Write out the full listing exactly as given, minus the images.

### Dataset extract
----------

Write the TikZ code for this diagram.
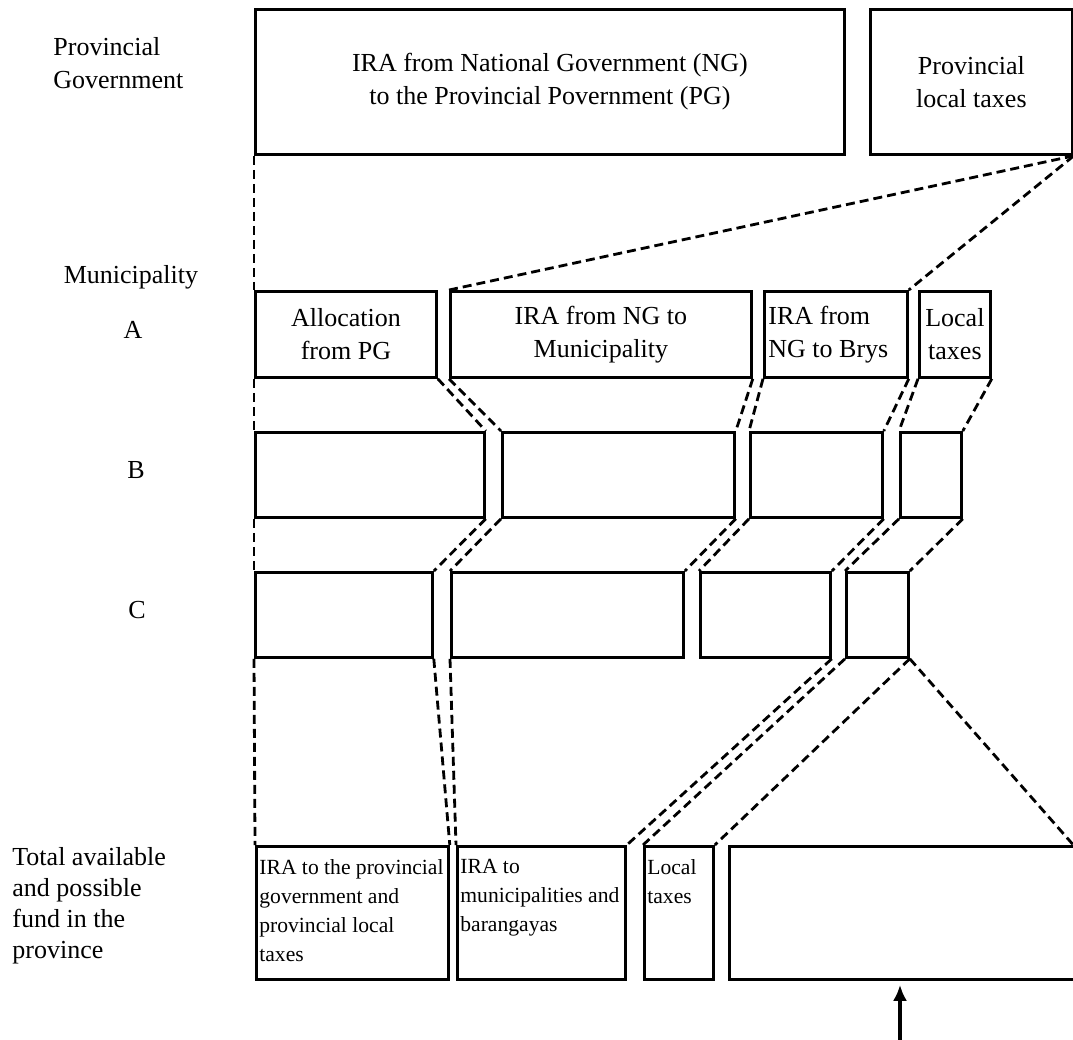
\documentclass[tikz,border=0pt]{standalone}
\usepackage{fontspec}
\setmainfont{Liberation Serif}
\usetikzlibrary{arrows.meta,calc}

\begin{document}
\begin{tikzpicture}[
  x=0.5pt, y=-0.5pt,
  font=\fontsize{13}{16.5}\selectfont,
  >=Latex,
  cell/.style={
    draw=black,
    line width=1.4pt,
    inner sep=0pt,
    anchor=north west,
    align=center
  },
  note/.style={
    anchor=north west,
    align=left,
    inner xsep=2pt,
    inner ysep=7pt,
    font=\fontsize{10.8}{14.5}\selectfont
  },
  side/.style={align=left, inner sep=0pt},
  link/.style={line width=1.4pt, dash pattern=on 4.5pt off 2.5pt}
]
  \useasboundingbox (0,0) rectangle (1073,1040);
  \clip (0,0) rectangle (1073,1040);

  % Left labels
  \node[side, anchor=west] (prov) at (53,63) {Provincial\\Government};
  \node (muni) at (131,277) {Municipality};
  \node (rowa) at (133,330) {A};
  \node (rowb) at (136,470) {B};
  \node (rowc) at (137,610) {C};
  \node[side, anchor=west, font=\fontsize{13}{15.5}\selectfont] (total) at (12,906)
    {Total available\\and possible\\fund in the\\province};

  % Provincial government
  \node[cell, minimum width=294.5pt, minimum height=72.5pt] (ng) at (254,8)
    {IRA from National Government (NG)\\to the Provincial Povernment (PG)};
  \node[cell, minimum width=101pt, minimum height=72.5pt] (plt) at (869,8)
    {Provincial\\local taxes};

  % Municipality A
  \node[cell, minimum width=90.5pt, minimum height=43pt] (a1) at (254,290) {Allocation\\from PG};
  \node[cell, minimum width=150.5pt, minimum height=43pt] (a2) at (449,290) {IRA from NG to\\Municipality};
  \node[cell, minimum height=43pt, inner xsep=2pt, text width=67.5pt, align=flush left] (a3) at (763,290) {IRA from\\NG to Brys};
  \node[cell, minimum width=35.5pt, minimum height=43pt] (a4) at (918,290) {Local\\taxes};

  % Municipality B
  \node[cell, minimum width=114.5pt, minimum height=42.5pt] (b1) at (254,431) {};
  \node[cell, minimum width=116pt, minimum height=42.5pt] (b2) at (501,431) {};
  \node[cell, minimum width=66pt, minimum height=42.5pt] (b3) at (749,431) {};
  \node[cell, minimum width=30.5pt, minimum height=42.5pt] (b4) at (899,431) {};

  % Municipality C
  \node[cell, minimum width=88.5pt, minimum height=42.5pt] (c1) at (254,571) {};
  \node[cell, minimum width=116pt, minimum height=42.5pt] (c2) at (450,571) {};
  \node[cell, minimum width=65pt, minimum height=42.5pt] (c3) at (699,571) {};
  \node[cell, minimum width=31pt, minimum height=42.5pt] (c4) at (845,571) {};

  % Total in the province
  \node[cell, minimum width=96pt, minimum height=66.5pt] (d1) at (255,845) {};
  \node[cell, minimum width=84pt, minimum height=66.5pt] (d2) at (456,845) {};
  \node[cell, minimum width=34.5pt, minimum height=66.5pt] (d3) at (643,845) {};
  \node[cell, minimum width=185pt, minimum height=66.5pt] (d4) at (728,845) {};
  \node[note] (d1t) at (d1.north west) {IRA to the provincial\\government and\\provincial local\\taxes};
  \node[note] (d2t) at (d2.north west) {IRA to\\municipalities and\\barangayas};
  \node[note] (d3t) at (d3.north west) {Local\\taxes};

  % Dashed links
  \draw[link] (ng.south west) -- (a1.north west);
  \draw[link] (plt.south east) -- (a2.north west);
  \draw[link] (plt.south east) -- (a3.north east);
  \foreach \r/\s in {a/b, b/c} {
    \foreach \i in {1,...,4} {
      \draw[link] (\r\i.south west) -- (\s\i.north west);
      \draw[link] (\r\i.south east) -- (\s\i.north east);
    }
  }
  \coordinate (edge) at (1076,848);
  \draw[link] (c1.south west) -- (d1.north west);
  \draw[link] (c1.south east) -- (d1.north east);
  \draw[link] (c2.south west) -- (d2.north west);
  \draw[link] (c3.south east) -- (d2.north east);
  \draw[link] (c4.south west) -- (d3.north west);
  \draw[link] (c4.south east) -- (d3.north east);
  \draw[link] (c4.south east) -- (edge);

  % Arrow
  \coordinate (foot) at (900,1046);
  \draw[-{Latex[length=8pt,width=7pt]}, line width=2pt, shorten >=2pt] (foot) -- (foot |- d4.south);
\end{tikzpicture}
\end{document}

----------

### Final result
Write the TikZ code for this diagram.
\documentclass[tikz,border=0pt]{standalone}
\usepackage{fontspec}
\setmainfont{Liberation Serif}
\usetikzlibrary{arrows.meta,calc}

\begin{document}
\begin{tikzpicture}[
  x=0.5pt, y=-0.5pt,
  font=\fontsize{13}{16.5}\selectfont,
  >=Latex,
  cell/.style={
    draw=black,
    line width=1.4pt,
    inner sep=0pt,
    anchor=north west,
    align=center
  },
  note/.style={
    anchor=north west,
    align=left,
    inner xsep=2pt,
    inner ysep=7pt,
    font=\fontsize{10.8}{14.5}\selectfont
  },
  side/.style={align=left, inner sep=0pt},
  link/.style={line width=1.4pt, dash pattern=on 4.5pt off 2.5pt}
]
  \useasboundingbox (0,0) rectangle (1073,1040);
  \clip (0,0) rectangle (1073,1040);

  % Left labels
  \node[side, anchor=west] (prov) at (53,63) {Provincial\\Government};
  \node (muni) at (131,277) {Municipality};
  \node (rowa) at (133,330) {A};
  \node (rowb) at (136,470) {B};
  \node (rowc) at (137,610) {C};
  \node[side, anchor=west, font=\fontsize{13}{15.5}\selectfont] (total) at (12,906)
    {Total available\\and possible\\fund in the\\province};

  % Provincial government
  \node[cell, minimum width=294.5pt, minimum height=72.5pt] (ng) at (254,8)
    {IRA from National Government (NG)\\to the Provincial Povernment (PG)};
  \node[cell, minimum width=101pt, minimum height=72.5pt] (plt) at (869,8)
    {Provincial\\local taxes};

  % Municipality A
  \node[cell, minimum width=90.5pt, minimum height=43pt] (a1) at (254,290) {Allocation\\from PG};
  \node[cell, minimum width=150.5pt, minimum height=43pt] (a2) at (449,290) {IRA from NG to\\Municipality};
  \node[cell, minimum height=43pt, inner xsep=2pt, text width=67.5pt, align=flush left] (a3) at (763,290) {IRA from\\NG to Brys};
  \node[cell, minimum width=35.5pt, minimum height=43pt] (a4) at (918,290) {Local\\taxes};

  % Municipality B
  \node[cell, minimum width=114.5pt, minimum height=42.5pt] (b1) at (254,431) {};
  \node[cell, minimum width=116pt, minimum height=42.5pt] (b2) at (501,431) {};
  \node[cell, minimum width=66pt, minimum height=42.5pt] (b3) at (749,431) {};
  \node[cell, minimum width=30.5pt, minimum height=42.5pt] (b4) at (899,431) {};

  % Municipality C
  \node[cell, minimum width=88.5pt, minimum height=42.5pt] (c1) at (254,571) {};
  \node[cell, minimum width=116pt, minimum height=42.5pt] (c2) at (450,571) {};
  \node[cell, minimum width=65pt, minimum height=42.5pt] (c3) at (699,571) {};
  \node[cell, minimum width=31pt, minimum height=42.5pt] (c4) at (845,571) {};

  % Total in the province
  \node[cell, minimum width=96pt, minimum height=66.5pt] (d1) at (255,845) {};
  \node[cell, minimum width=84pt, minimum height=66.5pt] (d2) at (456,845) {};
  \node[cell, minimum width=34.5pt, minimum height=66.5pt] (d3) at (643,845) {};
  \node[cell, minimum width=185pt, minimum height=66.5pt] (d4) at (728,845) {};
  \node[note] (d1t) at (d1.north west) {IRA to the provincial\\government and\\provincial local\\taxes};
  \node[note] (d2t) at (d2.north west) {IRA to\\municipalities and\\barangayas};
  \node[note] (d3t) at (d3.north west) {Local\\taxes};

  % Dashed links
  \draw[link] (ng.south west) -- (a1.north west);
  \draw[link] (plt.south east) -- (a2.north west);
  \draw[link] (plt.south east) -- (a3.north east);
  \foreach \r/\s in {a/b, b/c} {
    \foreach \i in {1,...,4} {
      \draw[link] (\r\i.south west) -- (\s\i.north west);
      \draw[link] (\r\i.south east) -- (\s\i.north east);
    }
  }
  \coordinate (edge) at (1076,848);
  \draw[link] (c1.south west) -- (d1.north west);
  \draw[link] (c1.south east) -- (d1.north east);
  \draw[link] (c2.south west) -- (d2.north west);
  \draw[link] (c3.south east) -- (d2.north east);
  \draw[link] (c4.south west) -- (d3.north west);
  \draw[link] (c4.south east) -- (d3.north east);
  \draw[link] (c4.south east) -- (edge);

  % Arrow
  \coordinate (foot) at (900,1046);
  \draw[-{Latex[length=8pt,width=7pt]}, line width=2pt, shorten >=2pt] (foot) -- (foot |- d4.south);
\end{tikzpicture}
\end{document}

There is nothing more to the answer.